Armed with meteorological calculations and an uncompromising belief in his destiny, Bertrand Piccard took off into a dark winter’s sky in the Swiss Alps on the Breitling Orbiter 3, accompanied by English balloon instructor Brian Jones. A speck on the world map, the duo flew east over Italy, France, Mauritania and beyond above Saudi Arabia, Yemen, India and across China and Japan, before they found themselves looking down at the clouds above the Pacific Ocean.

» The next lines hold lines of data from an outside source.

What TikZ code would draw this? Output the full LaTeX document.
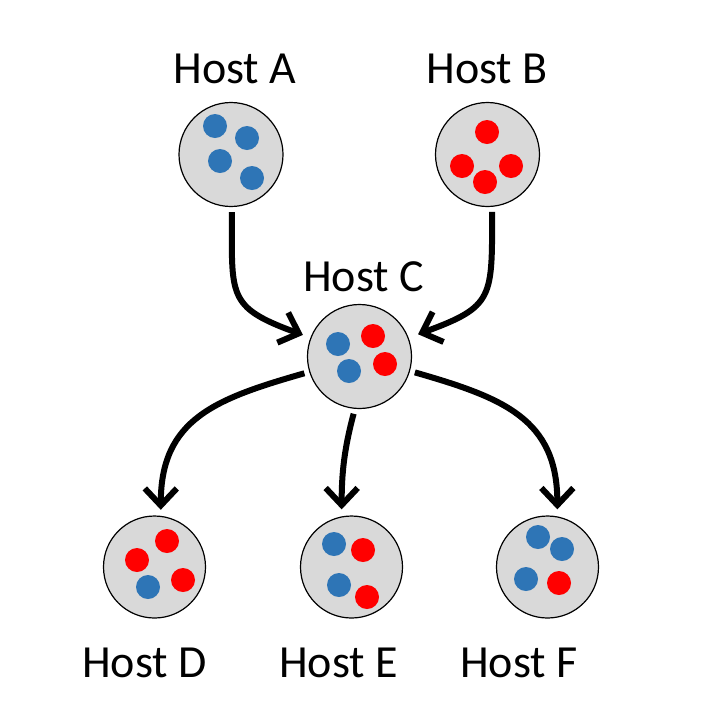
\documentclass[tikz,border=0pt]{standalone}
\usepackage{fontspec}
\setmainfont{Carlito}
\usetikzlibrary{arrows.meta}
\definecolor{dotblue}{HTML}{2E75B6}
\definecolor{dotred}{HTML}{FF0000}
\definecolor{hostfill}{HTML}{D9D9D9}
\begin{document}
\begin{tikzpicture}[x=1pt,y=-1pt,
  host/.style={circle,draw=black,line width=1.2pt,fill=hostfill,minimum size=104pt,inner sep=0pt},
  lab/.style={anchor=base,inner sep=0pt,font=\fontsize{46pt}{50pt}\selectfont},
  arr/.style={line width=6pt,-{Straight Barb[length=17pt,width=32pt]}},
  bdot/.style={fill=dotblue},
  rdot/.style={fill=dotred}]
\useasboundingbox (0,0) rectangle (725,716);
% hosts
\node[host] (A) at (231,154.5) {};
\node[host] (B) at (487.5,154.5) {};
\node[host] (C) at (359.5,356.5) {};
\node[host,minimum size=102pt] (D) at (154.5,567) {};
\node[host,minimum size=102pt] (E) at (351.5,567) {};
\node[host,minimum size=102pt] (F) at (547.5,567) {};
% labels
\node[lab] (LA) at (235,83) {Host A};
\node[lab] (LB) at (487,83) {Host B};
\node[lab] (LC) at (363.5,291) {Host C};
\node[lab] (LD) at (144.5,677) {Host D};
\node[lab] (LE) at (338.5,677) {Host E};
\node[lab] (LF) at (519,677) {Host F};
% dots A
\fill[bdot] (215,126) circle[radius=12pt];
\fill[bdot] (247,138) circle[radius=12pt];
\fill[bdot] (220,161) circle[radius=12pt];
\fill[bdot] (252,178) circle[radius=12pt];
% dots B
\fill[rdot] (487,132) circle[radius=12pt];
\fill[rdot] (462,166) circle[radius=12pt];
\fill[rdot] (511,166) circle[radius=12pt];
\fill[rdot] (485,182) circle[radius=12pt];
% dots C
\fill[bdot] (338,344) circle[radius=12pt];
\fill[bdot] (349,371) circle[radius=12pt];
\fill[rdot] (373,336) circle[radius=12pt];
\fill[rdot] (385,364) circle[radius=12pt];
% dots D
\fill[rdot] (167,541) circle[radius=12pt];
\fill[rdot] (137,560) circle[radius=12pt];
\fill[bdot] (148,587) circle[radius=12pt];
\fill[rdot] (183,580) circle[radius=12pt];
% dots E
\fill[bdot] (334,544) circle[radius=12pt];
\fill[rdot] (363,550) circle[radius=12pt];
\fill[bdot] (339,585) circle[radius=12pt];
\fill[rdot] (367,597) circle[radius=12pt];
% dots F
\fill[bdot] (538,537) circle[radius=12pt];
\fill[bdot] (562,549) circle[radius=12pt];
\fill[bdot] (526,579) circle[radius=12pt];
\fill[rdot] (559,583) circle[radius=12pt];
% arrows
\draw[arr,shorten <=5pt,shorten >=8pt] (A.-89) to[out=-90,in=160,looseness=1.5] (C.159);
\draw[arr,shorten <=5pt,shorten >=10pt] (B.-85) to[out=-90,in=20,looseness=1.5] (C.21);
\draw[arr,shorten <=5pt,shorten >=6pt] (C.197) to[out=196,in=90,looseness=1.2] (D.83);
\draw[arr,shorten <=5pt,shorten >=7pt] (C.265) to[out=255,in=90] (E.101);
\draw[arr,shorten <=5pt,shorten >=7pt] (C.-16) to[out=-16,in=90,looseness=1.2] (F.79);
\end{tikzpicture}
\end{document}
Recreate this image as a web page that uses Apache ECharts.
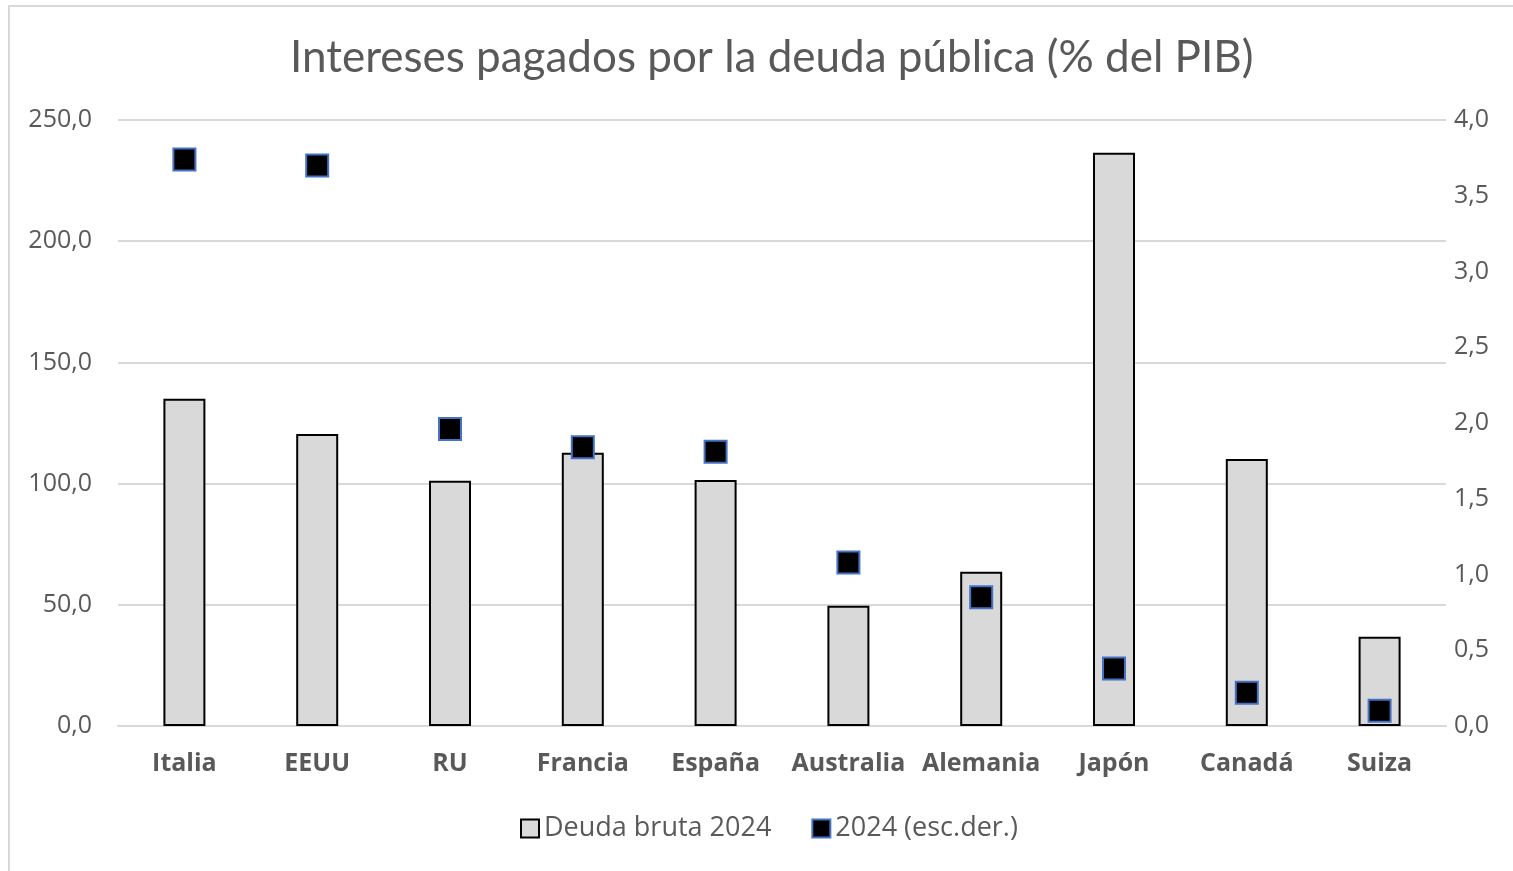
<!DOCTYPE html>
<html>
<head>
<meta charset="utf-8">
<script src="https://cdn.jsdelivr.net/npm/echarts@6/dist/echarts.min.js"></script>
<style>
  html, body { margin: 0; padding: 0; background: #fff; }
  #frame { position: absolute; left: 8px; top: 5px; width: 1530px; height: 900px; border: 2px solid #d9d9d9; box-sizing: border-box; }
  #chart { position: absolute; left: 0; top: 0; width: 1513px; height: 871px; }
</style>
</head>
<body>
<div id="frame"></div>
<div id="chart"></div>
<script>
// países
const paises = ['Italia', 'EEUU', 'RU', 'Francia', 'España', 'Australia', 'Alemania', 'Japón', 'Canadá', 'Suiza'];
// deuda bruta 2024 (% PIB, eje izq.)
const deudaBruta = [135.0, 120.5, 101.2, 112.7, 101.5, 49.6, 63.6, 236.5, 110.2, 36.8];
// intereses 2024 (% PIB, eje der.)
const intereses = [3.74, 3.70, 1.96, 1.84, 1.81, 1.08, 0.85, 0.38, 0.22, 0.10];

const fmt = v => v.toFixed(1).replace('.', ',');
const gris = '#595959';

const chart = echarts.init(document.getElementById('chart'));

chart.setOption({
  animation: false,
  title: {
    text: 'Intereses pagados por la deuda pública (% del PIB)',
    left: 285,
    top: 31,
    textStyle: { fontFamily: 'Lato', fontSize: 44, fontWeight: 'normal', color: gris }
  },
  legend: {
    bottom: 24,
    left: 515,
    itemWidth: 18,
    itemHeight: 18,
    itemGap: 40,
    textStyle: { fontFamily: 'Open Sans', fontSize: 27, color: gris },
    data: [
      { name: 'Deuda bruta 2024', icon: 'rect' },
      { name: '2024 (esc.der.)', icon: 'rect' }
    ]
  },
  grid: { left: 118, right: 67, top: 120, bottom: 145 },
  xAxis: {
    type: 'category',
    data: paises,
    axisLine: { lineStyle: { color: '#d9d9d9', width: 2 } },
    axisTick: { show: false },
    axisLabel: { fontFamily: 'Open Sans', fontSize: 25, fontWeight: 'bold', color: gris, margin: 25, interval: 0 }
  },
  yAxis: [
    {
      type: 'value',
      min: 0, max: 250, interval: 50,
      axisLine: { show: false },
      axisTick: { show: false },
      splitLine: { lineStyle: { color: '#d9d9d9', width: 2 } },
      axisLabel: { fontFamily: 'Open Sans', fontSize: 25, color: gris, margin: 26, formatter: fmt }
    },
    {
      type: 'value',
      min: 0, max: 4, interval: 0.5,
      axisLine: { show: false },
      axisTick: { show: false },
      splitLine: { show: false },
      axisLabel: { fontFamily: 'Open Sans', fontSize: 25, color: gris, margin: 8, formatter: fmt }
    }
  ],
  series: [
    {
      name: 'Deuda bruta 2024',
      type: 'bar',
      data: deudaBruta,
      barWidth: 42,
      itemStyle: { color: '#d9d9d9', borderColor: '#000', borderWidth: 2 }
    },
    {
      name: '2024 (esc.der.)',
      type: 'scatter',
      yAxisIndex: 1,
      data: intereses,
      symbol: 'rect',
      symbolSize: 22,
      itemStyle: { color: '#000', borderColor: '#4472c4', borderWidth: 2, opacity: 1 }
    }
  ]
});
</script>
</body>
</html>
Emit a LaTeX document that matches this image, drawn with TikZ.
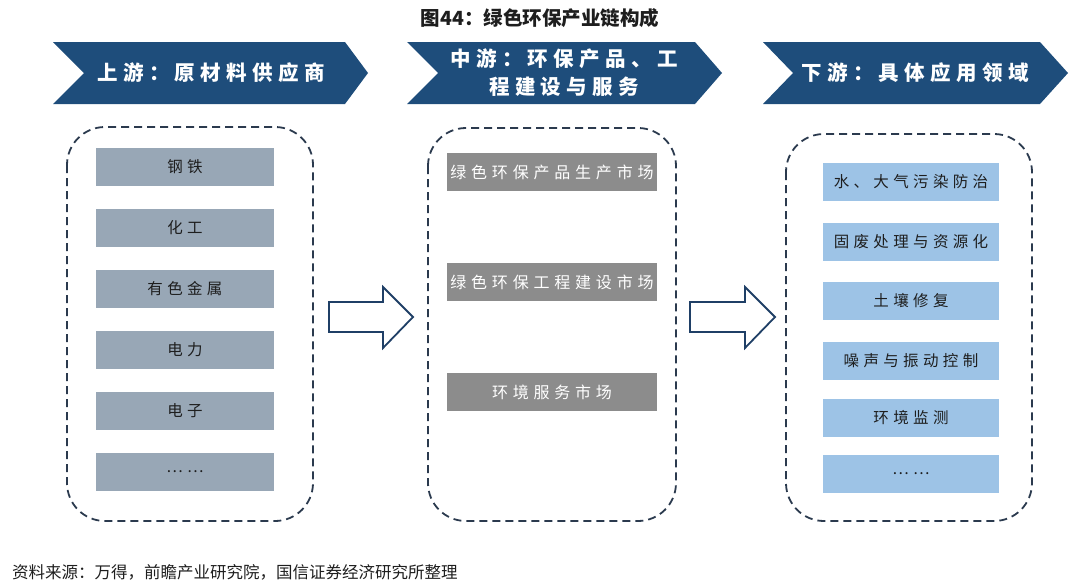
\documentclass[tikz,border=0pt]{standalone}
\usepackage{fontspec}
\setmainfont{Noto Sans CJK SC}
\definecolor{bannerblue}{HTML}{1E4D7B}
\definecolor{dashcol}{HTML}{2B3A4E}
\definecolor{arrowcol}{HTML}{1F3F66}
\definecolor{itemA}{HTML}{98A7B6}
\definecolor{itemB}{HTML}{8C8C8C}
\definecolor{itemC}{HTML}{9DC3E6}
\definecolor{textdark}{HTML}{1E1E1E}
\begin{document}
\begin{tikzpicture}[x=1pt,y=-1pt,
  banner/.style={fill=bannerblue, draw=none},
  btext/.style={text=white, align=center, inner sep=0pt,
    font=\fontsize{20.5}{28}\selectfont\bfseries\addfontfeature{LetterSpace=26}},
  dbox/.style={draw=dashcol, line width=1.8pt, dash pattern=on 8pt off 5pt, rounded corners=38pt},
  itembase/.style={inner sep=0pt, font=\fontsize{15.5}{17}\selectfont\addfontfeature{LetterSpace=28}},
  itema/.style={itembase, fill=itemA, text=textdark, minimum width=178pt, minimum height=38pt},
  itemb/.style={itembase, fill=itemB, text=white, minimum width=210pt, minimum height=38pt,
    font=\fontsize{16}{17}\selectfont\addfontfeature{LetterSpace=30}},
  itemc/.style={itembase, fill=itemC, text=textdark, minimum width=176pt, minimum height=38pt},
  hollow/.style={draw=arrowcol, line width=1.8pt, fill=white, line join=miter}
]
\useasboundingbox (0,0) rectangle (1080,587);

% title
\node[font=\fontsize{19.5}{22}\selectfont\bfseries, text=textdark] (title) at (540,18) {图44：绿色环保产业链构成};

% banners
\fill[banner] (53,42) -- (345,42) -- (368,73) -- (345,104) -- (53,104) -- (84,73) -- cycle;
\fill[banner] (407,42) -- (695,42) -- (722,73) -- (695,104) -- (407,104) -- (438,73) -- cycle;
\fill[banner] (763,42) -- (1040,42) -- (1068,73) -- (1040,104) -- (763,104) -- (793,73) -- cycle;
\node[btext] (b1) at (211,73) {上游：原材料供应商};
\node[btext] (b2) at (564,73) {中游：环保产品、工\\程建设与服务};
\node[btext] (b3) at (915,73) {下游：具体应用领域};

% dashed boxes
\draw[dbox] (67,127) rectangle (313,521);
\draw[dbox] (428,128) rectangle (676,521);
\draw[dbox] (786,134) rectangle (1032,521);

% column 1
\node[itema] (a1) at (185,167) {钢铁};
\node[itema] (a2) at (185,228) {化工};
\node[itema] (a3) at (185,289) {有色金属};
\node[itema] (a4) at (185,350) {电力};
\node[itema] (a5) at (185,411) {电子};
\node[itema] (a6) at (185,472) {……};

% column 2
\node[itemb] (m1) at (552,172) {绿色环保产品生产市场};
\node[itemb] (m2) at (552,282) {绿色环保工程建设市场};
\node[itemb] (m3) at (552,392) {环境服务市场};

% column 3
\node[itemc] (c1) at (911,182) {水、大气污染防治};
\node[itemc] (c2) at (911,242) {固废处理与资源化};
\node[itemc] (c3) at (911,301) {土壤修复};
\node[itemc] (c4) at (911,361) {噪声与振动控制};
\node[itemc] (c5) at (911,418) {环境监测};
\node[itemc] (c6) at (911,474) {……};

% hollow arrows
\draw[hollow] (329,302) -- (383,302) -- (383,287) -- (413,317) -- (383,348) -- (383,332) -- (329,332) -- cycle;
\draw[hollow] (690,302) -- (745,302) -- (745,287) -- (775,317) -- (745,348) -- (745,332) -- (690,332) -- cycle;

% footer
\node[anchor=west, inner sep=0pt, font=\fontsize{16.5}{19}\selectfont, text=textdark] (src) at (12,572) {资料来源：万得，前瞻产业研究院，国信证券经济研究所整理};
\end{tikzpicture}
\end{document}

It was here that the winds that had yet carried them tens of thousands of miles stilled. Piccard and Jones had fuel to keep them at bay but without wind, they could go nowhere but down. In the negative 60-degree chill in the stratosphere, heavy icicles gathered on the gondola’s base, which Jones had shear off with an axe while they sank farther down, nearing the water. When Piccard wasn’t busy calculating the altitude they’d have to reach to catch a jet stream, he had taken to playing songs by Leonard Cohen to lull him to sleep.

A few days later, a miraculous surge of wind pushed them across Mexico and Central America. They duo drifted toward the bright Atlantic Ocean, confident that destiny would take its rightful course. And it did. On March 20, 1999, 20 days after they departed, Piccard and Jones crossed Mauritania, officially circumnavigating the earth, setting a slew of world records, and promising them a $1 million prize. To celebrate, they delayed their arrival by one day in favor of drifting toward Egypt, to land among the great Pyramids of Giza, as if it was meant to be.